Portland Airport Saves $8 Million With Geothermal Heating & Cooling

The thing about so much 'green' technology is that it actually saves you money. Is it oxymoronic to say that green energy requires less green than conventional technology?

Take geothermal heating, for example. Just 10 feet below the ground, the temperature is always 55 degrees Fahrenheit. Now, when your average maximum temperature is below that for six months of the year, you'd be grateful to be living 10 feet under.

But you don't have to. All you need is a geothermal heat pump.

Consider what a heat pump does: it extracts heat from one medium (usually the air) and pumps that into your living or work space. When it's an average January Portland night, and the temperature outside is 12.5°F, that heat pump is working awfully hard to keep you cozy.

On the other hand, if that heat pump is extracting heat from the ground, it's got a relatively easy job to do.

So it makes perfect sense to use this kind of technology in a place like Portland. And that's exactly what is happening with Portland Jetport's terminal expansion. Included in the $75 million dollar budget to build the 137,000 square foot terminal, is $3 million for a geothermal heating and cooling system, that is set to save the airport $8 million dollars over its projected lifespan.

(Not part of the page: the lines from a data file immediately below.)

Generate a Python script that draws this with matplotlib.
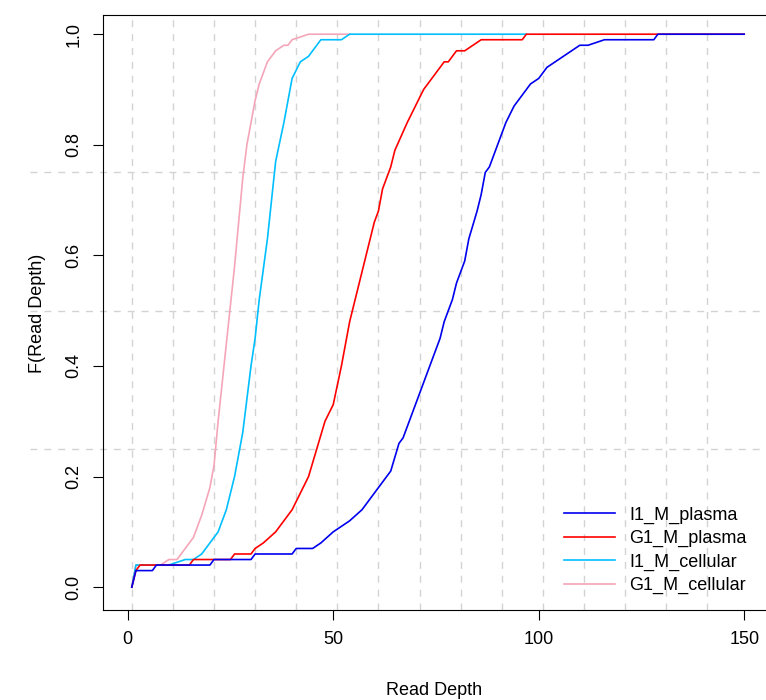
import matplotlib
matplotlib.use("Agg")
import matplotlib.pyplot as plt

plt.rcParams['font.family'] = ['Liberation Sans', 'DejaVu Sans']

i1_plasma_x = [1, 2, 6, 7, 20, 21, 30, 31, 40, 41, 45, 47, 50, 52, 54, 57, 60, 63, 64, 66, 67, 70, 73, 76, 77,
               79, 80, 82, 83, 85, 86, 87, 88, 90, 92, 94, 96, 98, 100, 102, 104, 106, 108, 110, 112, 116,
               128, 129, 150]
i1_plasma_y = [0, 0.03, 0.03, 0.04, 0.04, 0.05, 0.05, 0.06, 0.06, 0.07, 0.07, 0.08, 0.10, 0.11, 0.12, 0.14,
               0.17, 0.20, 0.21, 0.26, 0.27, 0.33, 0.39, 0.45, 0.48, 0.52, 0.55, 0.59, 0.63, 0.68, 0.71, 0.75,
               0.76, 0.80, 0.84, 0.87, 0.89, 0.91, 0.92, 0.94, 0.95, 0.96, 0.97, 0.98, 0.98, 0.99, 0.99, 1.0, 1.0]
g1_plasma_x = [1, 2, 3, 15, 16, 25, 26, 30, 31, 33, 36, 40, 42, 44, 46, 48, 50, 52, 54, 56, 58, 60, 61, 62,
               64, 65, 68, 70, 72, 75, 77, 78, 80, 82, 84, 86, 96, 97, 150]
g1_plasma_y = [0, 0.03, 0.04, 0.04, 0.05, 0.05, 0.06, 0.06, 0.07, 0.08, 0.10, 0.14, 0.17, 0.20, 0.25, 0.30,
               0.33, 0.40, 0.48, 0.54, 0.60, 0.66, 0.68, 0.72, 0.76, 0.79, 0.84, 0.87, 0.90, 0.93, 0.95, 0.95,
               0.97, 0.97, 0.98, 0.99, 0.99, 1.0, 1.0]
i1_cell_x = [1, 2, 10, 14, 16, 18, 20, 22, 24, 26, 28, 30, 31, 32, 34, 35, 36, 38, 39, 40, 42, 44, 46, 47,
             52, 54, 97]
i1_cell_y = [0, 0.04, 0.04, 0.05, 0.05, 0.06, 0.08, 0.10, 0.14, 0.20, 0.28, 0.40, 0.45, 0.52, 0.63, 0.70,
             0.77, 0.84, 0.88, 0.92, 0.95, 0.96, 0.98, 0.99, 0.99, 1.0, 1.0]
g1_cell_x = [1, 2, 8, 10, 12, 14, 16, 18, 20, 21, 22, 24, 26, 28, 29, 31, 32, 34, 36, 38, 39, 40, 44, 54]
g1_cell_y = [0, 0.04, 0.04, 0.05, 0.05, 0.07, 0.09, 0.13, 0.18, 0.22, 0.30, 0.44, 0.58, 0.74, 0.80, 0.88,
             0.91, 0.95, 0.97, 0.98, 0.98, 0.99, 1.0, 1.0]

fig = plt.figure(figsize=(7.66, 7.0), dpi=100)
ax = fig.add_axes([0.1345, 0.128, 0.8655, 0.85])

for gx in range(1, 151, 10):
    ax.axvline(gx, color='#d3d3d3', ls=(0, (5, 5)), lw=1, zorder=0)
for gy in [0.25, 0.5, 0.75]:
    ax.axhline(gy, xmin=-0.11, xmax=1, color='#d3d3d3', ls=(0, (5, 5)), lw=1, zorder=0, clip_on=False)

ax.plot(g1_cell_x, g1_cell_y, color='#f4a6b8', lw=1.2, label='G1_M_cellular')
ax.plot(i1_cell_x, i1_cell_y, color='#00bfff', lw=1.2, label='I1_M_cellular')
ax.plot(g1_plasma_x, g1_plasma_y, color='red', lw=1.2, label='G1_M_plasma')
ax.plot(i1_plasma_x, i1_plasma_y, color='#0000ee', lw=1.2, label='I1_M_plasma')

ax.set_xlim(-6, 155.3)
ax.set_ylim(-0.042, 1.034)
ax.set_xticks([0, 50, 100, 150])
ax.set_yticks([0, 0.2, 0.4, 0.6, 0.8, 1.0])
ax.set_yticklabels(['0.0', '0.2', '0.4', '0.6', '0.8', '1.0'], rotation=90, va='center')
ax.tick_params(labelsize=13, length=7, pad=8)
ax.set_xlabel('Read Depth', fontsize=13, labelpad=24)
ax.set_ylabel('F(Read Depth)', fontsize=13, labelpad=14)
ax.spines['right'].set_visible(False)

h, l = ax.get_legend_handles_labels()
ax.legend(h[::-1], l[::-1], loc='lower right', bbox_to_anchor=(0.995, 0.0), frameon=False,
          fontsize=13, handlelength=2.8, labelspacing=0.35)

fig.savefig('out.png', dpi=100)
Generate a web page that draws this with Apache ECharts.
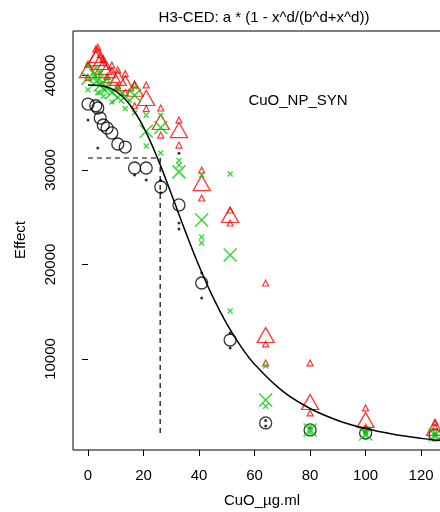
<!DOCTYPE html>
<html><head><meta charset="utf-8">
<script src="https://cdn.jsdelivr.net/npm/echarts@6/dist/echarts.min.js"></script>
<style>html,body{margin:0;padding:0;background:#fff;overflow:hidden}#c{width:460px;height:512px}</style>
</head><body><div id="c"></div>
<script>
const doses = [0, 2.81, 3.52, 4.4, 5.5, 6.87, 8.59, 10.74, 13.42, 16.78, 20.97, 26.21, 32.77, 40.96, 51.2, 64, 80, 100, 125];
const blackMeans = [36980, 36800, 36560, 35500, 34760, 34440, 33920, 32750, 32430, 30210, 30210, 28200, 26300, 18040, 12010, 3230, 2490, 2170, 1960];
const redMeans = [40580, 41850, 42170, 41430, 40900, 40580, 40050, 39740, 39200, 38600, 37620, 35080, 34230, 28620, 25240, 12540, 5450, 3550, 2700];
const greenMeans = [39700, 40000, 39500, 39000, 38600, 38700, 38200, 37700, 37800, 37900, 34100, 34500, 29800, 24700, 21000, 5660, 2490, 2060, 1960];
const blackReps = [[0,35290],[3.52,32330],[16.78,29470],[20.97,28940],[26.21,28900],[26.21,27600],[32.77,31780],[32.77,24390],[32.77,23760],[40.96,19100],[40.96,16460],[51.2,12750],[51.2,11160],[64,3500],[64,2900],[80,2700],[100,2300],[125,2100]];
const redReps = [[0,39800],[0,41200],[2.81,42800],[3.52,43000],[4.4,42200],[5.5,41800],[6.87,39900],[8.59,41100],[10.74,40600],[10.74,38900],[13.42,40200],[13.42,38200],[16.78,39000],[16.78,36800],[20.97,39000],[20.97,36500],[26.21,36560],[26.21,33700],[32.77,35290],[32.77,32640],[40.96,30000],[40.96,27040],[51.2,25770],[51.2,24390],[64,18040],[64,11590],[64,9580],[80,9580],[80,4290],[100,4820],[100,2800],[125,3330],[125,2800]];
const greenReps = [[0,41000],[0,38500],[2.81,40800],[3.52,38200],[4.4,40300],[5.5,37800],[6.87,39600],[8.59,37200],[10.74,38600],[13.42,36500],[16.78,36030],[16.78,38800],[20.97,32540],[20.97,35800],[26.21,31800],[26.21,35800],[32.77,30530],[32.77,31000],[40.96,29470],[40.96,22910],[40.96,22280],[51.2,29580],[51.2,15080],[64,9260],[64,5000],[80,2200],[80,2800],[100,1900],[100,2300],[125,1800],[125,2200]];
const curveX = [0, 5, 10, 15, 20, 25, 30, 35, 40, 45, 50, 55, 60, 70, 80, 90, 100, 110, 120, 127];
const curveY = [39000, 38910, 38340, 36930, 34540, 31280, 27480, 23560, 19850, 16550, 13720, 11370, 9450, 6620, 4760, 3500, 2640, 2040, 1600, 1370];
const edDose = 26, edEffect = 31270, dashFloor = 1900;
const xTicks = [0, 20, 40, 60, 80, 100, 120];
const yTicks = [10000, 20000, 30000, 40000];
const titleText = 'H3-CED: a * (1 - x^d/(b^d+x^d))';
const panelText = 'CuO_NP_SYN';
const xName = 'CuO_µg.ml', yName = 'Effect';

const FONT = '"Liberation Sans", Arial, sans-serif';
const pair = (xs, ys) => xs.map((x, i) => [x, ys[i]]);
const XPATH = 'path://M0,0L10,10M10,0L0,10';
const clear = 'rgba(0,0,0,0)';
const RED = '#ff0000', GREEN = '#00cd00';

const chart = echarts.init(document.getElementById('c'), null, {renderer: 'canvas'});
chart.setOption({
  animation: false,
  backgroundColor: '#fff',
  grid: {left: 73, top: 31, right: 0, bottom: 62, show: true, borderColor: '#000', borderWidth: 1, backgroundColor: clear},
  xAxis: {type: 'value', min: -5.4, max: 134,
    axisLine: {show: false}, splitLine: {show: false},
    axisTick: {show: true, inside: false, length: 6, lineStyle: {color: '#000'}, customValues: xTicks},
    axisLabel: {customValues: xTicks, color: '#000', fontSize: 15, fontFamily: FONT, margin: 18}},
  yAxis: {type: 'value', min: 370, max: 44710,
    axisLine: {show: false}, splitLine: {show: false},
    axisTick: {show: true, inside: false, length: 6, lineStyle: {color: '#000'}, customValues: yTicks},
    axisLabel: {customValues: yTicks, rotate: 90, color: '#000', fontSize: 15, fontFamily: FONT, margin: 15,
      formatter: v => String(Math.round(v))}},
  graphic: [
    {type: 'text', x: 264, y: 18, style: {text: titleText, font: '15px ' + FONT, fill: '#000', textAlign: 'center', textVerticalAlign: 'middle'}},
    {type: 'text', x: 298, y: 101, style: {text: panelText, font: '15px ' + FONT, fill: '#000', textAlign: 'center', textVerticalAlign: 'middle'}},
    {type: 'text', x: 262, y: 501, style: {text: xName, font: '15px ' + FONT, fill: '#000', textAlign: 'center', textVerticalAlign: 'middle'}},
    {type: 'text', x: 21, y: 240, rotation: Math.PI / 2, style: {text: yName, font: '15px ' + FONT, fill: '#000', textAlign: 'center', textVerticalAlign: 'middle'}}
  ],
  series: [
    {type: 'scatter', data: blackReps, symbol: 'circle', symbolSize: 3, itemStyle: {color: '#000'}, z: 2},
    {type: 'scatter', data: pair(doses, blackMeans), symbol: 'circle', symbolSize: 12, itemStyle: {color: clear, borderColor: '#000', borderWidth: 1.3}, z: 2},
    {type: 'scatter', data: redReps, symbol: 'triangle', symbolSize: 6, itemStyle: {color: clear, borderColor: RED, borderWidth: 1.2}, z: 3},
    {type: 'scatter', data: pair(doses, redMeans), symbol: 'triangle', symbolSize: [17, 15], itemStyle: {color: clear, borderColor: RED, borderWidth: 1.3}, z: 3},
    {type: 'scatter', data: greenReps, symbol: XPATH, symbolSize: 5, itemStyle: {color: clear, borderColor: GREEN, borderWidth: 1.3}, z: 4},
    {type: 'scatter', data: pair(doses, greenMeans), symbol: XPATH, symbolSize: 13, itemStyle: {color: clear, borderColor: GREEN, borderWidth: 1.5}, z: 4},
    {type: 'line', data: pair(curveX, curveY), smooth: 0.4, showSymbol: false, symbol: 'none', lineStyle: {color: '#000', width: 1.5}, z: 5},
    {type: 'line', data: [[0, edEffect], [edDose, edEffect]], showSymbol: false, symbol: 'none', lineStyle: {color: '#000', width: 1.2, type: [5, 4]}, z: 5},
    {type: 'line', data: [[edDose, edEffect], [edDose, dashFloor]], showSymbol: false, symbol: 'none', lineStyle: {color: '#000', width: 1.2, type: [5, 4]}, z: 5}
  ]
});
</script></body></html>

That's right, heating and cooling. The same principal applies: when the average maximum July temperature sits at nearly 80 degrees, the temperature below the ground is still just 55. Extract the cold out of that, and your terminal's temperature will be suitably refreshing.

And the savings aren't just financial. If they had stuck with their current heating system, they'd be burning over 50,000 gallons of oil a year to keep the terminal warm. That's over a million pounds of CO2 not going into the atmosphere every year.

This is the first terminal of this size to utilize this technology, and it is being done with a lot of help from an FAA Voluntary Airport Low-Emissions (VALE) grant. So if it proves successful, you can expect to see this kind of thing becoming the norm at the nation's airports.